(YOUR OBJECTIVE)
Copy the records below exactly, leaving out any pictures.

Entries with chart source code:
☆ ☆ ☆

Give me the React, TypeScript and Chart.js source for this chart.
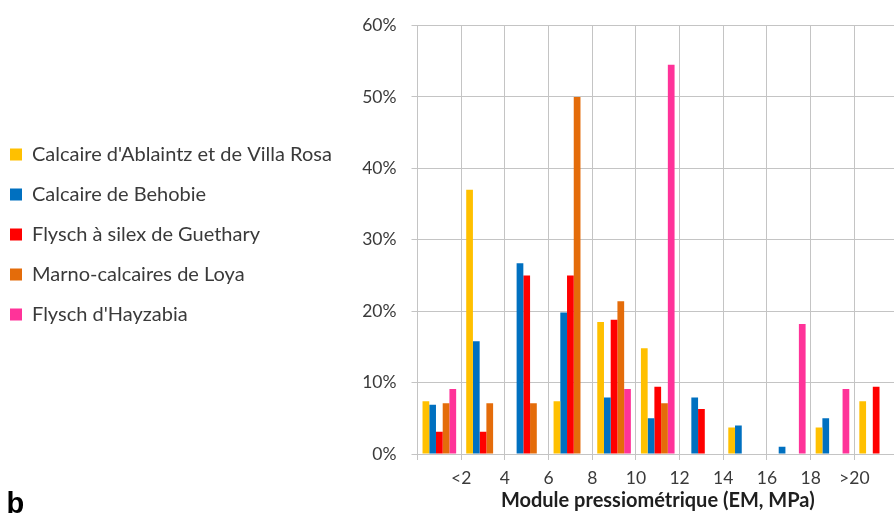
import React, { useEffect, useRef } from 'react';
import { Chart, registerables } from 'chart.js';

Chart.register(...registerables);

// Category bins of the pressuremeter modulus (EM, MPa)
const categories = ['0–2', '2–4', '4–6', '6–8', '8–10', '10–12', '12–14', '14–16', '16–18', '18–20', '>20'];
// Labels shown at the bin boundaries
const tickLabels = ['<2', '4', '6', '8', '10', '12', '14', '16', '18', '>20'];

const seriesNames = [
  "Calcaire d'Ablaintz et de Villa Rosa",
  'Calcaire de Behobie',
  'Flysch à silex de Guethary',
  'Marno-calcaires de Loya',
  "Flysch d'Hayzabia",
];

// Percentages per bin
const ablaintz = [7.4, 37.0, 0, 7.4, 18.5, 14.8, 0, 3.7, 0, 3.7, 7.4];
const behobie = [6.9, 15.8, 26.7, 19.8, 7.9, 5.0, 7.9, 4.0, 1.0, 5.0, 0];
const guethary = [3.1, 3.1, 25.0, 25.0, 18.8, 9.4, 6.3, 0, 0, 0, 9.4];
const loya = [7.1, 7.1, 7.1, 50.0, 21.4, 7.1, 0, 0, 0, 0, 0];
const hayzabia = [9.1, 0, 0, 0, 9.1, 54.5, 0, 0, 18.2, 9.1, 0];

const seriesColors = ['#FFC000', '#0070C0', '#FF0000', '#E46C0A', '#FF3399'];

const yTicks = { min: 0, max: 60, step: 10 };

const SHIFT = 10;
const CANVAS_W = 908;
const CANVAS_H = 518;
const PLOT_LEFT = 427.5;
const GRID = '#c4c4c4';
const TEXT = '#3a3a3a';

export default function App() {
  const ref = useRef<HTMLCanvasElement>(null);

  useEffect(() => {
    document.body.style.margin = '0';
    const canvas = ref.current!;
    const values = [ablaintz, behobie, guethary, loya, hayzabia];
    const chart = new Chart(canvas, {
      type: 'bar',
      data: {
        labels: categories,
        datasets: values.map((d, i) => ({
          label: seriesNames[i],
          data: d,
          backgroundColor: seriesColors[i],
          borderWidth: 0,
          xAxisID: 'x',
          yAxisID: 'y',
          categoryPercentage: 0.77,
          barPercentage: 1.0,
        })),
      },
      options: {
        responsive: false,
        animation: false,
        devicePixelRatio: 1,
        layout: { padding: { top: 18, left: 0, right: 0, bottom: 0 } },
        plugins: {
          legend: {
            position: 'left',
            fullSize: false,
            align: 'start',
            maxWidth: 600,
            title: {
              display: true,
              text: '',
              font: { family: 'Lato', size: 10, lineHeight: 1.2 },
              padding: { top: 87, bottom: 0 },
            },
            labels: {
              boxWidth: 12,
              boxHeight: 12,
              padding: 20,
              color: TEXT,
              font: { family: 'Lato', size: 20 },
            },
          },
          tooltip: { enabled: false },
        },
        scales: {
          x: {
            type: 'category',
            position: 'bottom',
            weight: 0,
            offset: true,
            grid: { offset: true, color: GRID, tickLength: 6, drawTicks: true },
            border: { display: true, color: GRID },
            ticks: { display: false, padding: 0 },
          },
          x2: {
            type: 'linear',
            axis: 'x',
            position: 'bottom',
            weight: 1,
            offset: false,
            min: 0,
            max: categories.length,
            grid: { display: false, drawTicks: true, tickLength: 8, offset: false },
            border: { display: false },
            ticks: {
              stepSize: 1,
              autoSkip: false,
              maxRotation: 0,
              padding: 0,
              color: TEXT,
              font: { family: 'Lato', size: 17.5 },
              callback: (v: any) => tickLabels[Number(v) - 1] ?? '',
            },
            title: {
              display: true,
              text: 'Module pressiométrique (EM, MPa)',
              color: '#1f1f1f',
              font: { family: 'Lato', size: 20, weight: 'bold' },
              padding: { top: 0, bottom: 5 },
            },
            afterFit: (a: any) => {
              a.height = 58;
            },
          },
          y: {
            position: 'left',
            min: yTicks.min,
            max: yTicks.max,
            grid: { color: GRID, tickLength: 6 },
            border: { display: true, color: GRID },
            ticks: {
              stepSize: yTicks.step,
              padding: 15,
              color: TEXT,
              font: { family: 'Lato', size: 17.5 },
              callback: (v: any) => `${v}%`,
            },
            afterFit: (a: any) => {
              const lw = a.chart.legend ? a.chart.legend.width : 0;
              a.width = PLOT_LEFT - lw;
            },
          },
        },
      } as any,
    });
    return () => chart.destroy();
  }, []);

  return (
    <div style={{ position: 'relative', width: 894, height: 518, overflow: 'hidden', background: '#fff' }}>
      <canvas
        ref={ref}
        width={CANVAS_W}
        height={CANVAS_H}
        style={{ position: 'absolute', left: -SHIFT, top: 0, width: CANVAS_W, height: CANVAS_H }}
      />
      <div
        style={{
          position: 'absolute',
          left: 6.5,
          top: 489,
          fontFamily: '"Liberation Sans", Arial, sans-serif',
          fontWeight: 'bold',
          fontSize: 29,
          lineHeight: 1,
          color: '#000',
        }}
      >
        b
      </div>
    </div>
  );
}
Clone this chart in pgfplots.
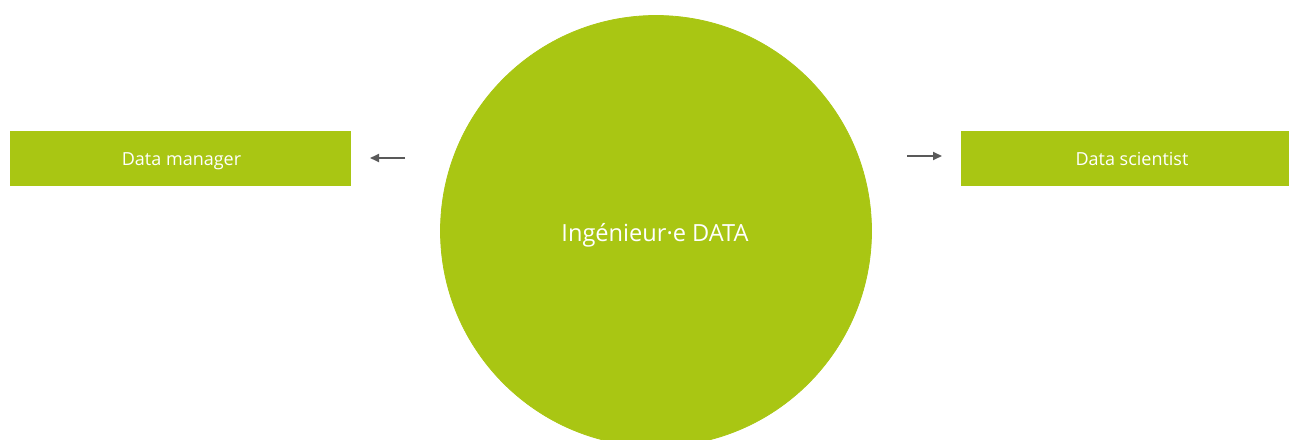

☆ ☆ ☆

(EXERCISE SOLUTION)
Give me the React, TypeScript and Chart.js source for this chart.
import React, { useEffect, useRef } from 'react';
import { Chart, registerables } from 'chart.js';

Chart.register(...registerables);

// Category bins of the pressuremeter modulus (EM, MPa)
const categories = ['0–2', '2–4', '4–6', '6–8', '8–10', '10–12', '12–14', '14–16', '16–18', '18–20', '>20'];
// Labels shown at the bin boundaries
const tickLabels = ['<2', '4', '6', '8', '10', '12', '14', '16', '18', '>20'];

const seriesNames = [
  "Calcaire d'Ablaintz et de Villa Rosa",
  'Calcaire de Behobie',
  'Flysch à silex de Guethary',
  'Marno-calcaires de Loya',
  "Flysch d'Hayzabia",
];

// Percentages per bin
const ablaintz = [7.4, 37.0, 0, 7.4, 18.5, 14.8, 0, 3.7, 0, 3.7, 7.4];
const behobie = [6.9, 15.8, 26.7, 19.8, 7.9, 5.0, 7.9, 4.0, 1.0, 5.0, 0];
const guethary = [3.1, 3.1, 25.0, 25.0, 18.8, 9.4, 6.3, 0, 0, 0, 9.4];
const loya = [7.1, 7.1, 7.1, 50.0, 21.4, 7.1, 0, 0, 0, 0, 0];
const hayzabia = [9.1, 0, 0, 0, 9.1, 54.5, 0, 0, 18.2, 9.1, 0];

const seriesColors = ['#FFC000', '#0070C0', '#FF0000', '#E46C0A', '#FF3399'];

const yTicks = { min: 0, max: 60, step: 10 };

const SHIFT = 10;
const CANVAS_W = 908;
const CANVAS_H = 518;
const PLOT_LEFT = 427.5;
const GRID = '#c4c4c4';
const TEXT = '#3a3a3a';

export default function App() {
  const ref = useRef<HTMLCanvasElement>(null);

  useEffect(() => {
    document.body.style.margin = '0';
    const canvas = ref.current!;
    const values = [ablaintz, behobie, guethary, loya, hayzabia];
    const chart = new Chart(canvas, {
      type: 'bar',
      data: {
        labels: categories,
        datasets: values.map((d, i) => ({
          label: seriesNames[i],
          data: d,
          backgroundColor: seriesColors[i],
          borderWidth: 0,
          xAxisID: 'x',
          yAxisID: 'y',
          categoryPercentage: 0.77,
          barPercentage: 1.0,
        })),
      },
      options: {
        responsive: false,
        animation: false,
        devicePixelRatio: 1,
        layout: { padding: { top: 18, left: 0, right: 0, bottom: 0 } },
        plugins: {
          legend: {
            position: 'left',
            fullSize: false,
            align: 'start',
            maxWidth: 600,
            title: {
              display: true,
              text: '',
              font: { family: 'Lato', size: 10, lineHeight: 1.2 },
              padding: { top: 87, bottom: 0 },
            },
            labels: {
              boxWidth: 12,
              boxHeight: 12,
              padding: 20,
              color: TEXT,
              font: { family: 'Lato', size: 20 },
            },
          },
          tooltip: { enabled: false },
        },
        scales: {
          x: {
            type: 'category',
            position: 'bottom',
            weight: 0,
            offset: true,
            grid: { offset: true, color: GRID, tickLength: 6, drawTicks: true },
            border: { display: true, color: GRID },
            ticks: { display: false, padding: 0 },
          },
          x2: {
            type: 'linear',
            axis: 'x',
            position: 'bottom',
            weight: 1,
            offset: false,
            min: 0,
            max: categories.length,
            grid: { display: false, drawTicks: true, tickLength: 8, offset: false },
            border: { display: false },
            ticks: {
              stepSize: 1,
              autoSkip: false,
              maxRotation: 0,
              padding: 0,
              color: TEXT,
              font: { family: 'Lato', size: 17.5 },
              callback: (v: any) => tickLabels[Number(v) - 1] ?? '',
            },
            title: {
              display: true,
              text: 'Module pressiométrique (EM, MPa)',
              color: '#1f1f1f',
              font: { family: 'Lato', size: 20, weight: 'bold' },
              padding: { top: 0, bottom: 5 },
            },
            afterFit: (a: any) => {
              a.height = 58;
            },
          },
          y: {
            position: 'left',
            min: yTicks.min,
            max: yTicks.max,
            grid: { color: GRID, tickLength: 6 },
            border: { display: true, color: GRID },
            ticks: {
              stepSize: yTicks.step,
              padding: 15,
              color: TEXT,
              font: { family: 'Lato', size: 17.5 },
              callback: (v: any) => `${v}%`,
            },
            afterFit: (a: any) => {
              const lw = a.chart.legend ? a.chart.legend.width : 0;
              a.width = PLOT_LEFT - lw;
            },
          },
        },
      } as any,
    });
    return () => chart.destroy();
  }, []);

  return (
    <div style={{ position: 'relative', width: 894, height: 518, overflow: 'hidden', background: '#fff' }}>
      <canvas
        ref={ref}
        width={CANVAS_W}
        height={CANVAS_H}
        style={{ position: 'absolute', left: -SHIFT, top: 0, width: CANVAS_W, height: CANVAS_H }}
      />
      <div
        style={{
          position: 'absolute',
          left: 6.5,
          top: 489,
          fontFamily: '"Liberation Sans", Arial, sans-serif',
          fontWeight: 'bold',
          fontSize: 29,
          lineHeight: 1,
          color: '#000',
        }}
      >
        b
      </div>
    </div>
  );
}
Clone this chart in pgfplots.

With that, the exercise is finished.